Physiological recovery involves replenishment of nutrients in the muscle cell and repair. Nutrients include glycogen, the fuel for the cell, and regeneration of ATP, or adenosine triphosphate, the actual "engine" of the cell that produces contractions. Cell tissue that is damaged must be repaired. Hormones are released as a response to training and perform various functions.
The central nervous recovers in other ways. The "pattern" of the exercise is imprinted and the body learns to become more efficient at that movement. This is one reason your strength can go down if you perform the same execise workout after workout because the body becomes so efficient that it stops responding- you overtrain the movement pattern.

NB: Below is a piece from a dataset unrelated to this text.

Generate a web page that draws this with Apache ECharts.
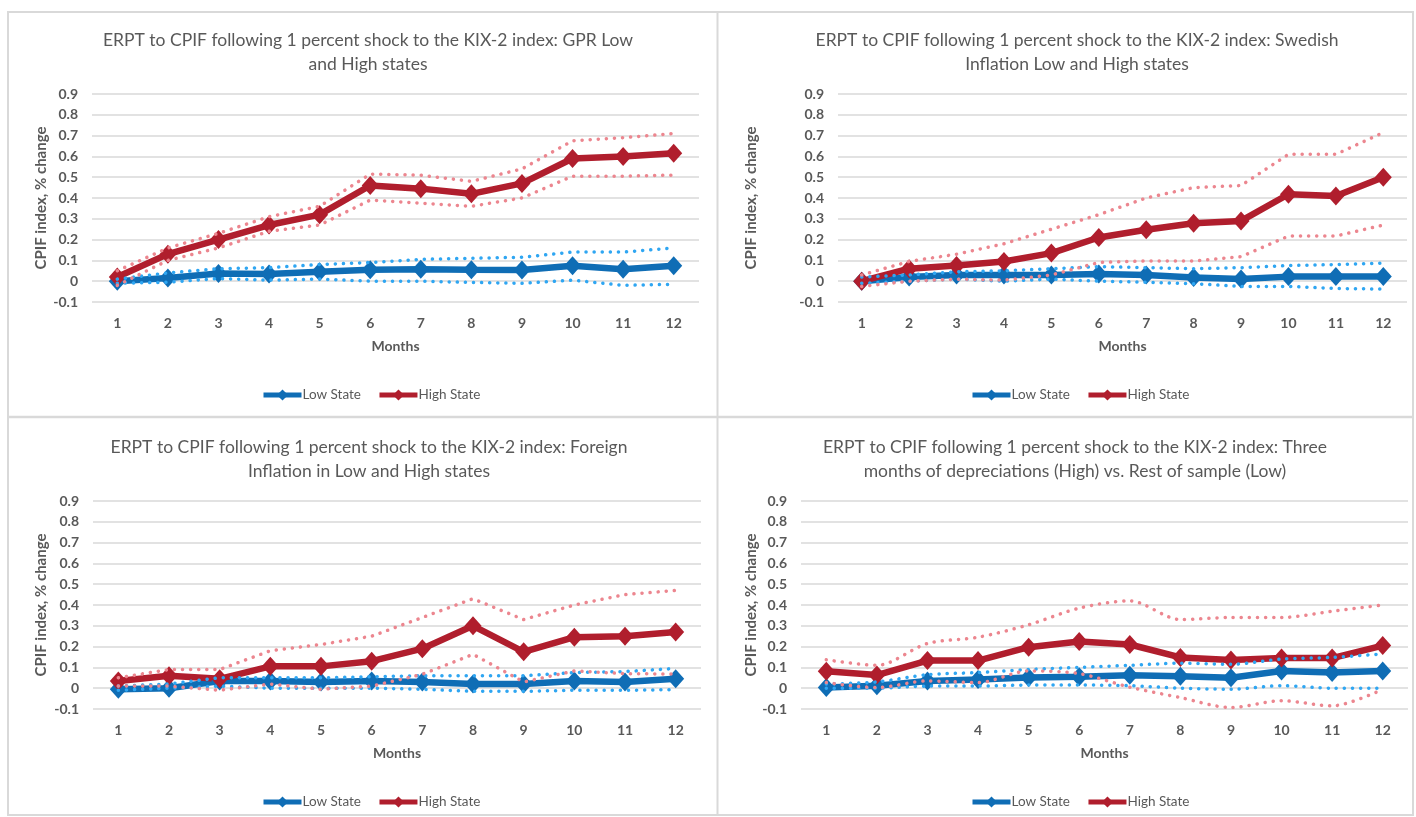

Certain complexes in the body, such as the Golgi tendon organ (GTO), have parameters that are designed to protect the muscle from injury. The nervous system also becomes more efficient at firing groups of motor units (the building blocks of muscle cells), which translates to a strength increase because the muscle is able to generate more force output - this is known as recruitment.
For these reasons one of the most popular methods of training is to alternate resistance training sessions with cardiovascular sessions. By balancing cardio and training, sessions can remain short, yet intense. Several days pass between working a particular muscle group, allowing for physiological recovery, while the cardio day allows for the central nervous system to recover from the prior resistance training session.
This is not to say that other popular methods, such as 3-on and 1-off, whereby resistance training is performed three consecutive days in a row and then skipped for one day, are not effective. Each person has a different capacity to respond to training and recover, so it is important to try various methods and determine which works the best for you. For example, it is very popular to train the muscle twice or more in a week.
Often, one workout is high intensity (expressed as percentage of 1-rep maximum load) and the second workout is lower volume and/or intensity to further stimulate the muscle while still allowing sufficient recovery.
However you train it is a good idea to reduce the intensity every 4-6 weeks. Due less worksets- maybe 3 instead of 8 or reduce the weights by 40%. You may find you come back stronger the following week- you will certainly have more energy and be more hyped up for your workouts!